It was that and working with Academy Award nominee David Fincher, who directed the film adaptation of Gillian Flynn’s best-selling novel, which opens in U.S. theaters on Friday.
The 42-year-old actor plays Nick Dunne, a charming writer in New York who loses his job and returns to his recession-hit hometown in Missouri, with his beautiful wife in tow.
When Amy, played by British actress Rosamund Pike, goes missing on their fifth wedding anniversary, Nick becomes the prime suspect and center of a media circus.
Some critics have called it the best performance yet by Affleck, who has won Oscars as producer of best picture “Argo” and screenwriter of “Good Will Hunting.”
“It’s about role playing. It’s about what women ask of men and men ask of women, and in the way we kind of show one another half of ourselves and not the whole self,” Affleck said in an interview.
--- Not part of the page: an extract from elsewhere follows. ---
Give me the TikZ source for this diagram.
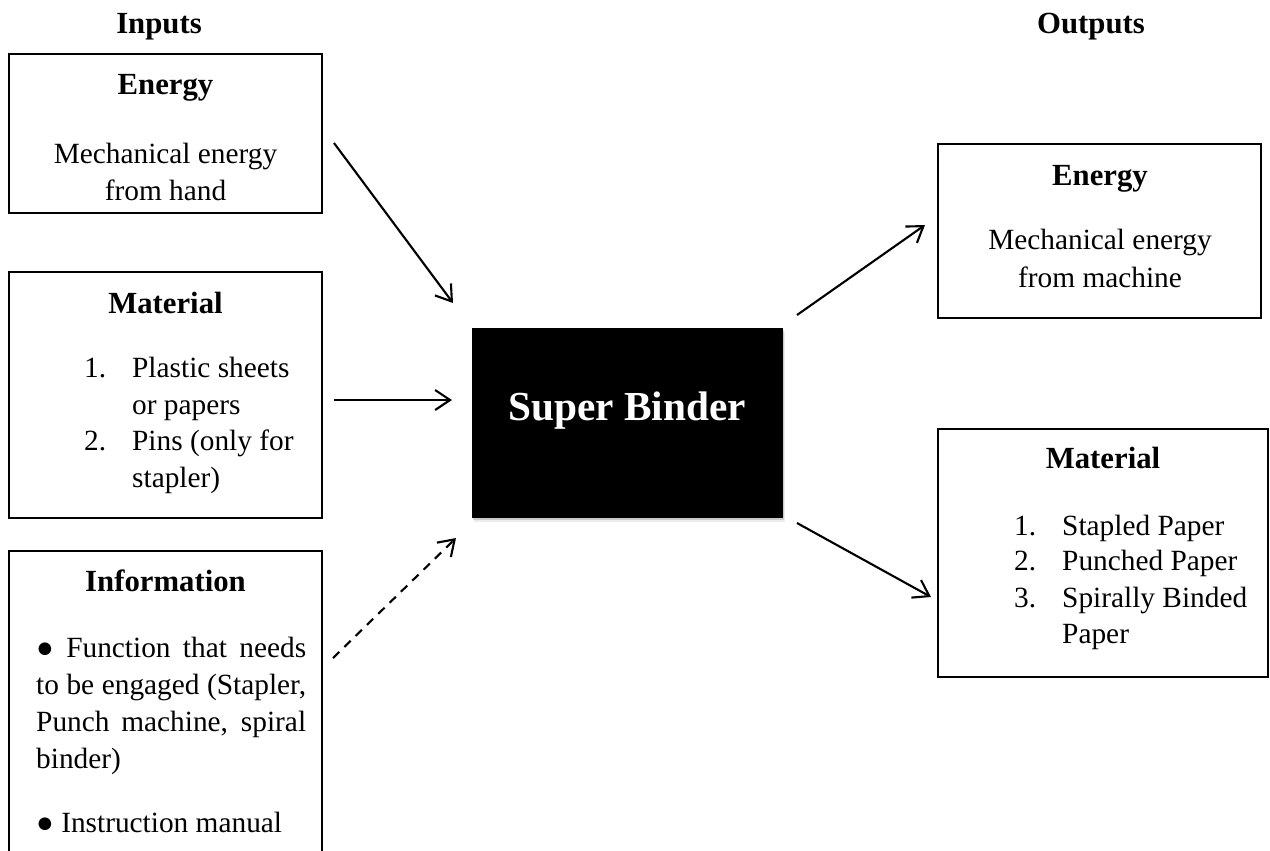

“He feels like he is unfulfilled and he is being asked to do more than he should, and he is frustrated and he resents his wife. She resents him,” he added. “It was trying to get into that mind-set of recrimination and resentment, which was dark and tough and ugly.”
No one is quite who they seem to be in the film, which shuffles back and forth in time and is told from both Nick’s and Amy’s perspectives.
Pike, a former Bond girl who appeared in “Pride and Prejudice” and “Jack Reacher,” was intrigued by more than just the multi-layered character of Amy.
“It’s the way she slots into this world and what she and Nick, as a unit, say about marriage and narcissism and knowing each other and intimacy,” the 35-year-old actress said.
Flynn, who wrote the screenplay for the film, which debuted at the New York Film Festival, liked the idea of creating Amy, who had the ability and the skill set to play whomever she needed to be, depending on whom she was with.
“She is sort of mystifying. You can’t quite get a reading on her and that is very exciting and where she takes you is not where you think she is taking you. You approach with relish,” said Pike.
The actress has won praise for her performance, which the Los Angeles Times said “defies expectations at every turn” and New York Magazine described as “a study in acting.”
“The story of ‘Gone Girl,’ in a way, is a story about story telling,” said Flynn. “The stories we tell each other. The stories we created when we created our own personas that we are giving the world.”